La « lutte pour l’existence » a longtemps dominé
la version vulgarisée du darwinisme, et elle est certainement une
réalité : le fait est que les organismes et populations luttent pour des
ressources, des territoires ou des accès aux partenaires sexuels. Mais à côté
de la compétition, les sciences du vivant ont découvert au cours des quatre
dernières décennies l’importance de la coopération dans l’évolution des
espèces. Et particulièrement de l’espèce humaine.
Pourquoi coopérer ? Il existe cinq stratégies à l’œuvre
dans le vivant, comme le rappelle dans un brillant essai le biologiste et
mathématicien Martin Nowak (2012a).
- La réciprocité directe : un individu a tendance à aider un autre individu l’ayant aidé (réciproquement, il aura tendance à trahir celui qui l’a trahi) ;
- La sélection spatiale ou réciprocité de voisinage : les individus en voisinage ont plus de relation d’entraide que les individus isolés ;
- La sélection de parentèle : puissante, elle pousse un individu à coopérer avec ceux qui partagent ses gènes (en commençant bien sûr par la famille) ;
- La coopération par réputation (ou réciprocité indirecte) : un individu ayant bonne réputation va s’attirer plus facilement l’aide de ses congénères ;
- La sélection de groupe aboutissant à la coopération universelle : certains individus peuvent accomplir des actes gratuits purs, qui servent à tout le groupe (la population, l’espèce).

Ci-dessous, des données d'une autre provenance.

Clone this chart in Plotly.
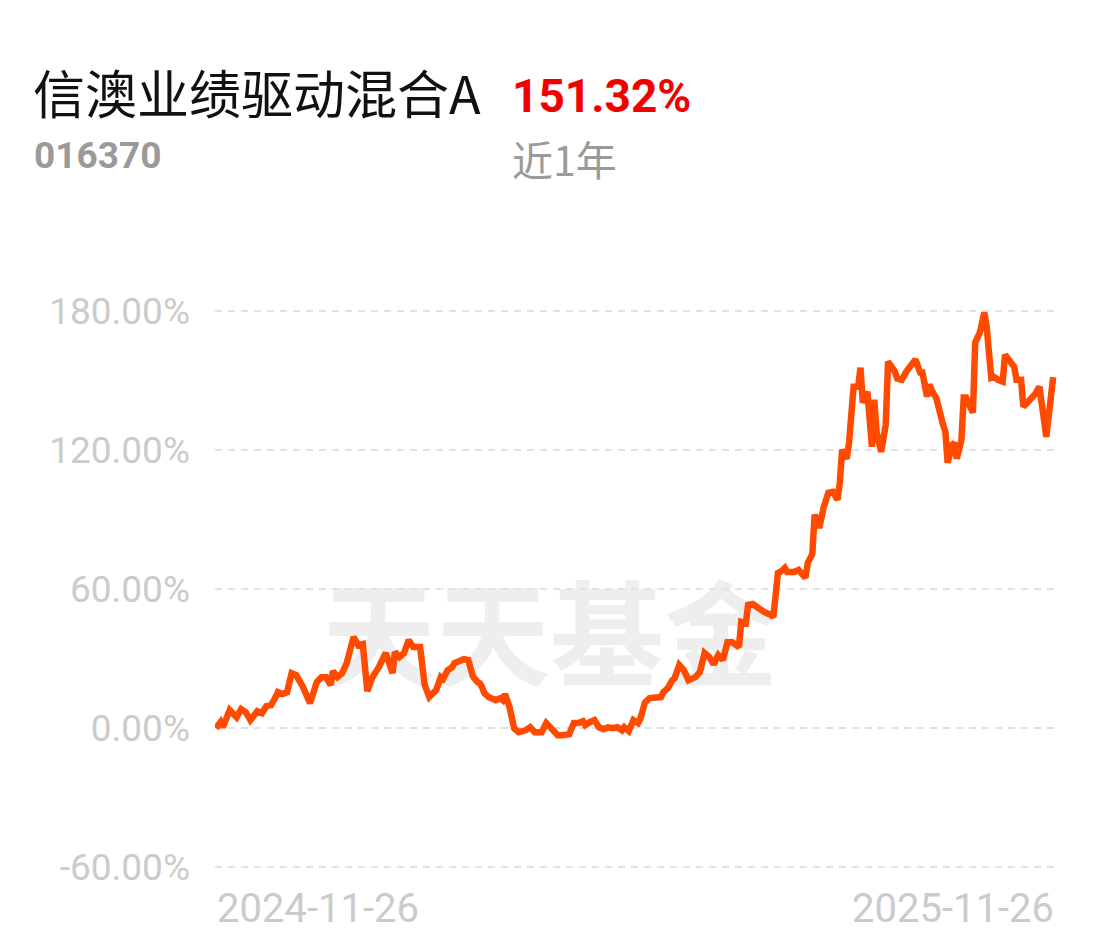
import pandas as pd
import plotly.graph_objects as go

fund_name = "信澳业绩驱动混合A"
fund_code = "016370"
period_return = "151.32%"
period_label = "近1年"
start_date = "2024-11-26"
end_date = "2025-11-26"

# day offsets from start date
day_offsets = [0, 2, 3, 6, 9, 11, 13, 15, 18, 20, 22, 24, 26, 27, 29, 31, 33, 35, 38, 40,
               41, 44, 46, 48, 50, 51, 53, 55, 57, 60, 62, 64, 66, 68, 71, 74, 77, 78, 80, 82,
               84, 86, 89, 91, 93, 96, 98, 99, 101, 103, 104, 106, 108, 110, 112, 114, 115, 116, 117, 119,
               122, 124, 125, 126, 128, 130, 132, 135, 137, 139, 142, 144, 147, 149, 151, 154, 156, 158, 160, 161,
               163, 165, 167, 169, 171, 173, 175, 177, 178, 180, 182, 184, 185, 187, 189, 191, 194, 195, 197, 199,
               200, 202, 204, 206, 209, 211, 213, 215, 217, 219, 221, 223, 225, 228, 229, 231, 232, 234, 236, 239,
               242, 243, 245, 246, 248, 249, 252, 254, 257, 258, 260, 261, 262, 263, 265, 267, 269, 271, 272, 273,
               275, 276, 278, 280, 281, 282, 284, 286, 287, 288, 290, 292, 293, 296, 297, 299, 301, 304, 305, 307,
               308, 310, 311, 313, 314, 317, 318, 319, 321, 322, 323, 325, 326, 327, 330, 331, 333, 335, 336, 338,
               339, 341, 343, 344, 346, 348, 349, 351, 352, 354, 357, 359, 361, 362, 365]

returns = [0.0, 2.6, 0.4, 7.8, 4.7, 8.2, 6.9, 3.5, 7.3, 6.5, 9.5, 9.9, 13.4, 15.5, 14.7, 15.5, 23.7, 22.9, 17.7, 12.9,
           10.8, 19.9, 22.0, 22.0, 18.6, 24.6, 22.0, 23.7, 28.1, 39.3, 35.8, 36.3, 16.0, 21.6, 26.3, 32.4, 23.7, 32.8, 30.7, 32.4,
           38.0, 35.0, 35.0, 18.6, 13.5, 16.4, 22.0, 21.2, 25.0, 26.3, 28.1, 28.9, 29.8, 29.4, 22.4, 19.9, 19.4, 17.7, 15.1, 13.4,
           12.1, 12.9, 12.1, 14.7, 9.1, 0.0, -1.7, -0.9, 0.4, -1.7, -1.7, 2.2, -1.3, -3.0, -3.0, -2.6, 2.2, 2.2, 3.0, 1.3,
           2.6, 3.5, 0.4, -0.4, 0.4, 0.0, 0.4, -0.9, 0.4, -1.3, 3.5, 2.2, 4.0, 11.0, 13.0, 13.4, 13.4, 15.5, 17.3, 20.7,
           21.6, 27.2, 25.0, 20.7, 22.0, 24.2, 32.4, 30.7, 27.6, 31.5, 29.4, 37.1, 37.1, 35.0, 45.8, 45.3, 53.1, 53.5, 51.8, 50.1,
           48.8, 47.9, 66.9, 67.3, 69.1, 67.3, 67.3, 68.2, 64.8, 71.2, 75.1, 92.0, 89.8, 86.3, 95.4, 101.5, 101.9, 98.4, 106.2, 120.0,
           116.1, 123.0, 147.2, 147.2, 155.4, 140.3, 145.0, 121.3, 141.6, 127.8, 119.1, 130.8, 158.0, 153.7, 150.7, 150.2, 153.7, 158.0, 158.9, 153.3,
           153.3, 142.9, 148.1, 143.8, 142.5, 130.8, 127.8, 114.4, 122.2, 123.0, 116.1, 124.3, 142.5, 142.5, 136.0, 166.2, 170.5, 179.2, 173.1, 151.1,
           151.5, 150.2, 149.4, 161.0, 158.0, 155.8, 150.2, 150.2, 138.6, 140.7, 143.8, 147.2, 130.8, 125.6, 151.32]

y_ticks = [-60, 0, 60, 120, 180]
y_tick_labels = ["-60.00%", "0.00%", "60.00%", "120.00%", "180.00%"]

dates = pd.Timestamp(start_date) + pd.to_timedelta(day_offsets, unit="D")

# page offset of the figure (default body margin)
OFF = 8
W, H = 1102 - OFF, 951 - OFF
L, T = 215 - OFF, 299 - OFF
PW, PH = 842, 580
R, B = W - L - PW, H - T - PH


def px(x):
    return (x - OFF - L) / PW


def py(y):
    return (T + PH - (y - OFF)) / PH


fig = go.Figure()
fig.add_trace(go.Scatter(
    x=dates, y=returns, mode="lines",
    line=dict(color="#FF4A00", width=6.5),
    hoverinfo="skip", showlegend=False,
))

x0 = pd.Timestamp(start_date) - pd.Timedelta(hours=10)
x1 = pd.Timestamp(end_date) + pd.Timedelta(hours=40)

fig.update_layout(
    width=W, height=H,
    margin=dict(l=L, r=R, t=T, b=B, pad=0),
    paper_bgcolor="white", plot_bgcolor="white",
    xaxis=dict(range=[x0, x1], showgrid=False, showticklabels=False, zeroline=False,
               showline=False, ticks=""),
    yaxis=dict(range=[-65, 185], tickvals=y_ticks, ticktext=y_tick_labels,
               showgrid=True, gridcolor="#e2e2e2", gridwidth=2, griddash="7px,6px",
               zeroline=False, showline=False, ticks="", ticklabelstandoff=24,
               tickfont=dict(family="Roboto", size=37, color="#cbcbcb")),
    shapes=[dict(type="rect", xref="paper", yref="paper",
                 x0=px(320), x1=px(780), y0=py(708), y1=py(583),
                 line=dict(width=0), fillcolor="rgba(0,0,0,0)", layer="below",
                 label=dict(text="<b>天天基金</b>", textposition="middle center",
                            font=dict(family="Noto Sans CJK SC", size=114, color="#eeeeee")))],
)

ann = [
    dict(text=fund_name, x=px(31), y=py(92), xanchor="left", yanchor="middle",
         font=dict(family="Noto Sans CJK SC", size=52, color="#111111")),
    dict(text="<b>" + period_return + "</b>", x=px(510), y=py(96), xanchor="left", yanchor="middle",
         font=dict(family="Roboto", size=46, color="#F20000")),
    dict(text="<b>" + fund_code + "</b>", x=px(32), y=py(156), xanchor="left", yanchor="middle",
         font=dict(family="Roboto", size=37, color="#9a9a9a")),
    dict(text=period_label, x=px(510), y=py(158), xanchor="left", yanchor="middle",
         font=dict(family="Noto Sans CJK SC", size=41, color="#9a9a9a")),
    dict(text=start_date, x=px(215), y=py(908), xanchor="left", yanchor="middle",
         font=dict(family="Roboto", size=40, color="#cbcbcb")),
    dict(text=end_date, x=px(1056), y=py(908), xanchor="right", yanchor="middle",
         font=dict(family="Roboto", size=40, color="#cbcbcb")),
]
for a in ann:
    a.update(xref="paper", yref="paper", showarrow=False)
fig.update_layout(annotations=ann)

fig.write_html("out.html")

Pour Martin Nowak, le succès rapide de l’espèce humaine
provient du fait que nous sommes non seulement une espèce sociale, mais aussi
une espèce « supercoopérative ». La raison ? Elle tient au langage
qui a boosté les premier et quatrième mécanismes de coopération (réciprocité
directe ; réciprocité indirecte de réputation). Grâce au langage, nous
échangeons des quantités phénoménales d’information sur notre milieu
principalement sur notre milieu social. Nous parlons les uns des autres, donc
nous sommes portés à sélectionner dans notre entourage
« informationnel » des individus ou des organisations dont on attend
une certaine réciprocité. Comme le rappelle Matin Nowak (2012b), « nous
sommes obnubilés par les interactions sociales et essayons de nous positionner
au mieux dans le réseau qui nous entoure. Des études ont montré que les
gens décident toujours en se fondant en partie sur la réputation, lorsqu’ils
doivent choisir un organisme de bienfaisance ou une entreprise à
soutenir ».
« Entreprise », le mot est lâché. L’imaginaire
dominant voici peu était encore celui de la compétition généralisée, la lutte
pour la survie dans une concurrence impitoyable du marché. Or, l’entreprise
obéit elle aussi aux lois de l’évolution naturelle et sociale : sans la
réputation et la coopération, elle décline, elle ne mobilise pas (ou mal) ses
collaborateurs, elle n’inspire pas (ou peu) confiance à ses parties prenantes,
elle néglige son public de client ou consommateur, n’incitant pas à cette
interaction de base qu’est l’échange.
A l’heure des médias numériques, des réseaux sociaux et de
la transparence quasi-intégrale, cette pression sur la réputation en vue de la
coopération est plus forte que jamais. Cela signifie pour l’entreprise que la
maîtrise de ses flux d’information est indispensable à la survie, a fortiori au
succès. Mais dans cet écosystème numérique, gare aux tentatives maladroites et
insincères de manipulation : elles entament en un clic de souris la
réputation de l’entreprise, et produisent aisément des catastrophes relationnelles,
donc économiques.
Nowak M, R. Highfield (2012a), Super Cooperators. Altruism, Evolution, and Why We Need Each Other to
Succeed, Free Press.
Nowak M (2012b), Les cinq piliers de l’entraide, Pour la Science, 419, 68-72.